D.H. KERBY

Caught in Patriot Games

The irreverent former public defender Andrew O'Connor sat at a computer in the library of St. John's College in Santa Fe, N.M. on Feb. 13, unaware that his life would soon be turned upside down. He saw a woman sitting next to him wearing an anti-war button and remarked "Bush is out of control." Later, according to O'Connor, four police officers entered the room, handcuffed him, read him his rights without informing him of the charges and took him to a police station where he was interrogated for five hours by the FBI and the Secret Service.

O'Connor says the federal agents asked him about his political beliefs and about a student group at the University of Colorado which focuses on Palestinian issues and whose lectures he had attended. They also asked about the Rocky Mountain Peace and Justice Center, which does anti-war work.

Laura Mulry, a spokesperson for St. John's, described the incident as the result of "an accident which never should have happened." She said that the nation's threat level had just been raised to orange, and that the college had recently been informed that campuses in the area could be "soft targets" of terrorist attacks.

Campus security had made a unilateral decision to monitor computers in the college library, a fact which irked the college's administration so much that, according to Mulry, St. John's will never again monitor campus computers without instructions from an officer of the college.

By means of this monitoring, campus security became aware of a computer user making "direct threats against the life of President Bush." The Santa Fe Police Department was notified. O'Connor thinks someone else may have been using his account.

Beverly Lennen, chief of police in Santa Fe, said that upon being notified of the threats by campus security, her officers had conversations with the FBI and the Secret Service. She said officers were also able to view information that led them to believe that a crime was being committed.

Chief Lennen professes a high degree of respect for free speech. "What I can tell you is that not only has our City Council passed a resolution, but our department by its daily conduct does … support the freedom of speech." She was likely referring to a resolution passed in the wake of the PATRIOT Act stating that the city government will act in a manner consistent with the Constitution.

She continued, "We only take action when that speech would be an actual violation of law. We frequently work with our groups in the community, both pro-war and anti-war, to ensure that their right to speech is protected and they are able to engage in that speech without fear of threat or retaliation from other groups, and that goes for both sides. We are apolitical on this issue. Our duty is to protect." She did not say whether "other groups" includes federal law enforcement agencies.

The FBI and the Secret Service were clearly not acting in an "apolitical" manner, as they questioned O'Connor about his political associations with the two Colorado groups, arguably violating his First Amendment right to freedom of association, which is implicit in the Amendment's "peaceable assembly" clause.
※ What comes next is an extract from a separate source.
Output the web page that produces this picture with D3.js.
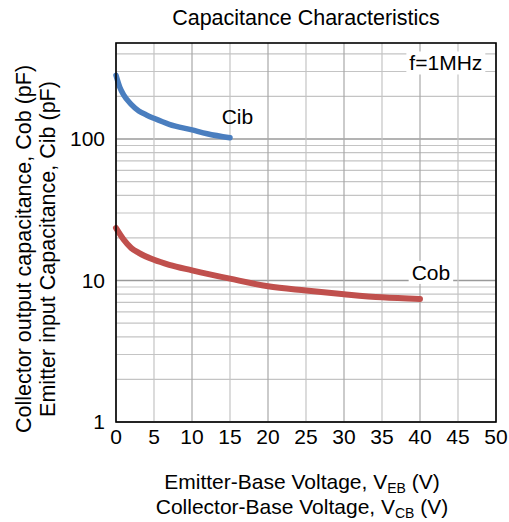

What the case of this former public defender seems to demonstrate is that the public does indeed need to be defended, but from the FBI and the Secret Service.

A White House spokesperson said that the White House doesn't handle questions about the president's security, and referred the matter to the Secret Service. Their Albuquerque office responded with a terse, "We don't comment," but their Washington headquarters produced a spokesperson who was more forthcoming, after a fashion: "Any time we receive information of someone threatening any of our protectees or exhibiting an 'unusual direction of interest' (spook-speak for who-knows-what) towards any of our protectees, the Secret Service will follow-up on it.

"If that person was arrested and charged," he went on to say, "I would refer you to the appropriate prosecutorial office, then again, I would be prohibited for privacy reasons from talking about the nature of that investigation or details of that investigation or inquiry or even whether it even took place. That's the privacy of the individual …"

Norm Ken of the US Attorney's Office said that there are no charges pending against O'Connor, who has suggested that the issue of a threat to the President's life was only a pretext to get him into custody and question him. If he's right, then the authorities were the lawbreakers in this situation, because our political beliefs are no more the government's business today than they were in 1953, when Senator McCarthy's inquisition was ruining life after life.

D.H. Kerby is a writer in Studio City, Calif.